- Also known as: Saxa
- Born: Lional Augustus Martin 5 January 1930 Croft's Hill, Jamaica
- Died: 3 May 2017 (aged 87)
- Genres: Ska, reggae, 2-tone
- Instrument: Saxophone
- Years active: 1950s–2004
- Formerly of: The Beat

= Saxa (musician) =

Jamaican saxophonist (1930–2017)

Lionel Augustus "Saxa" Martin (5 January 1930 – 3 May 2017) was a Jamaican saxophonist, best known for being a member of The Beat.

== Early life ==
Lionel Augustus Martin was born at Croft's Hill, Jamaica he originally played on a homemade bamboo saxophone, but later switched to the drums. He moved to Kingston, where he played saxophone in Spanish Town under the names Ganzi and Count Moody. While in Kingston, he learned the tenor saxophone and recorded with Tommy McCook and Roland Alphonso.

== Move to England ==
He moved to England in 1960, spending eighteen months in London and then moved to Birmingham. He split the bill with The Beatles at The Continental, a club in Soho Road, Handsworth.. Saxa also played saxophone for Prince Buster, Laurel Aitken, and Desmond Dekker.

== The Beat ==
Martin joined The Beat in 1978 to help them record their first single, a cover of "The Tears of a Clown" by Smokey Robinson & The Miracles, in 1980. He initially joined as a session musician, but soon became a full-time member. Saxa was a generation older than the rest of the band.

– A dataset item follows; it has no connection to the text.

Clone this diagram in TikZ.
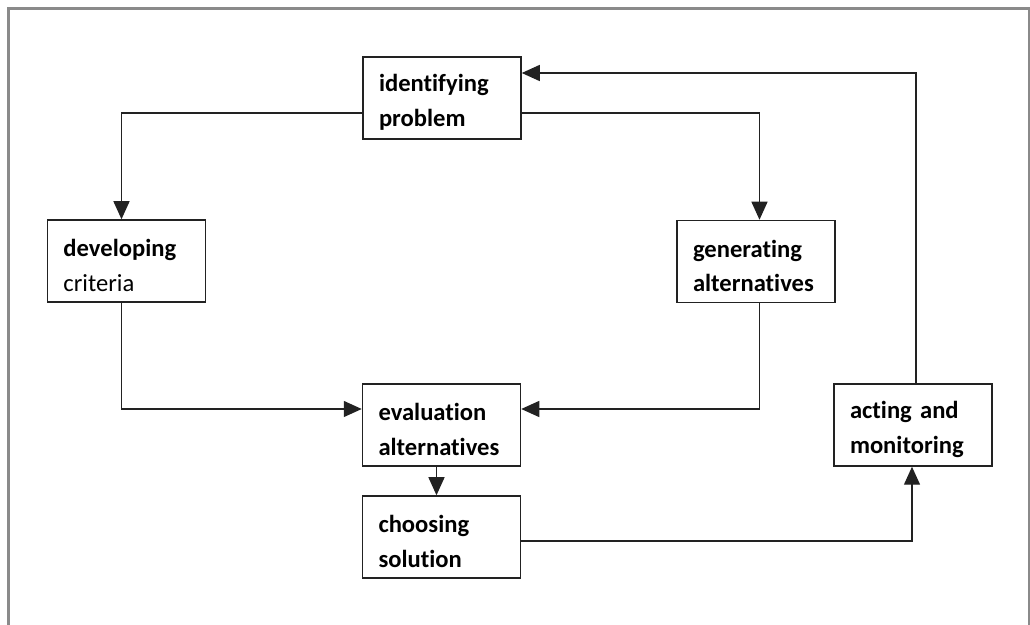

Rolling Stone described his saxophone playing on the Beat's I Just Can't Stop It album: "a rambunctious cluster of singles held together by tenor saxophonist Saxa's winning, authoritative blowing and a rhythm section...that cared more about adventure than duplicating antique reggae."

Saxa retired from touring in 1982 due to poor health, and his live replacement was Wesley Magoogan. The Beat disbanded in 1983.

== Later career ==
After touring with Tony Beet in 1990, Saxa, Beet and The Beat drummer Everett Morton formed International Beat, who recorded an album and toured until 1995.

== Death ==
After the death of his wife in 2004, Saxa started drinking heavily and disappeared for long spans of times, ande fake reports of his death spread among radio stations.

Saxa had three children, one who lives in Jamaica, and two who he had in England with Peggy. Saxa passed away in his sleep on 3 May 2017, aged 87.